Em 25 de julho, a Confederação Nacional dos Proprietários de Caminhões do Chile iniciou um lockout financiado por dinheiro americano, como se soube depois. Outras associações patronais se juntaram à greve, mergulhando o país no caos. A situação ficou fora do controle do governo. Allende tentou jogar suas últimas cartas. Primeiro, buscou o diálogo com a Democracia Cristã por intermédio da Igreja Católica. Em reunião com o então presidente da DC, Patricio Aylwin, e o cardeal Silva Henríquez, o presidente tentou tranquilizá-los: “Enquanto eu for presidente do Chile, não haverá ditadura do proletariado”. A segunda e última carta de que dispunha Allende era a convocação do plebiscito.

Mas nesse momento, como em tantos outros, ele não contou com o apoio do setor majoritário de seu partido. Os socialistas vetaram o diálogo com a DC e a ideia do plebiscito. O PS e o MAPU – dois dos parceiros da Unidade Popular, junto com o Partido Comunista – radicalizaram-se. Dois dias antes do golpe, o presidente do PS, Carlos Altamirano, fez um discurso incendiário no Estádio Nacional, deixando clara sua opção: “O Chile se transformará em um novo Vietnã heróico… A guerra civil se combate criando um verdadeiro poder popular”. O discurso enfureceu Allende, que repetiu por meses que a guerra civil deveria ser evitada a todo custo. “Isso não tem remédio”, ele disse ao líder comunista Luis Corvalán. Segundo outra versão, ele teria dito: “Esse louco está sabotando tudo”.
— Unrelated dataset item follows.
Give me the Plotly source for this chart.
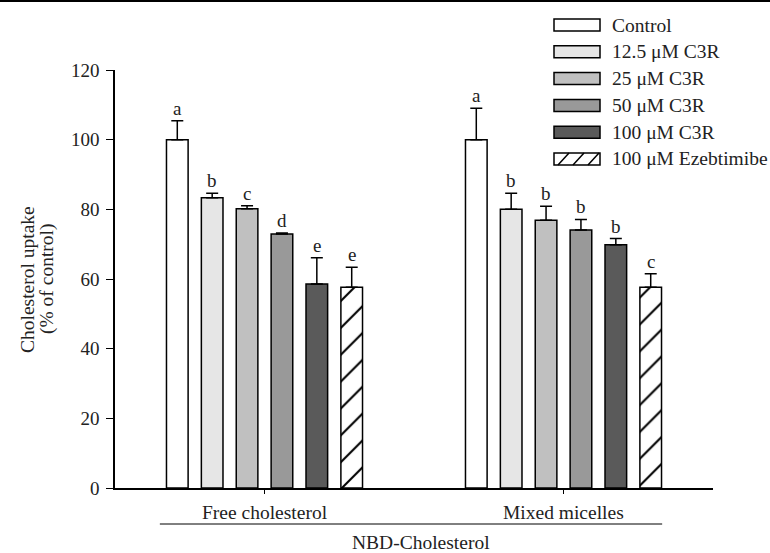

A revolução oferecida por Allende era muito institucional para os revolucionários e muito revolucionária para os institucionalistas.

No dia seguinte ao golpe, o Partido Democrata-Cristão (PDC) emitiu uma nota de apoio à Junta Militar, responsabilizando a esquerda pelo caos em que o país havia mergulhado. O PDC desempenhou um papel-chave na eleição de 1970, quando a UP precisou de seu apoio para formar a maioria necessária no Congresso – se não houvesse um vencedor por maioria absoluta, caberia ao Congresso decidir entre os dois candidatos mais votados. Mas logo se afastou do projeto socialista do governo.

A nota do PDC dizia: “Os fatos mostram que as Forças Armadas e a Polícia Militar não buscaram o poder. Suas tradições institucionais e a história republicana de nosso país inspiram confiança de que, assim que cumpriram as tarefas que assumiram para salvar nossa nação chilena dos graves perigos de destruição e totalitarismo que a ameaçavam, eles entregarão o poder ao povo soberano.” Diante da barbárie estabelecida, eles tiveram que reavaliar sua posição pouco tempo depois.

Daniel Mansuy, em seu livro “Salvador Allende: A Esquerda Chilena e a UP”, resume o beco sem saída do governo: A revolução oferecida por Allende era muito institucional para os revolucionários e muito revolucionária para os institucionalistas.”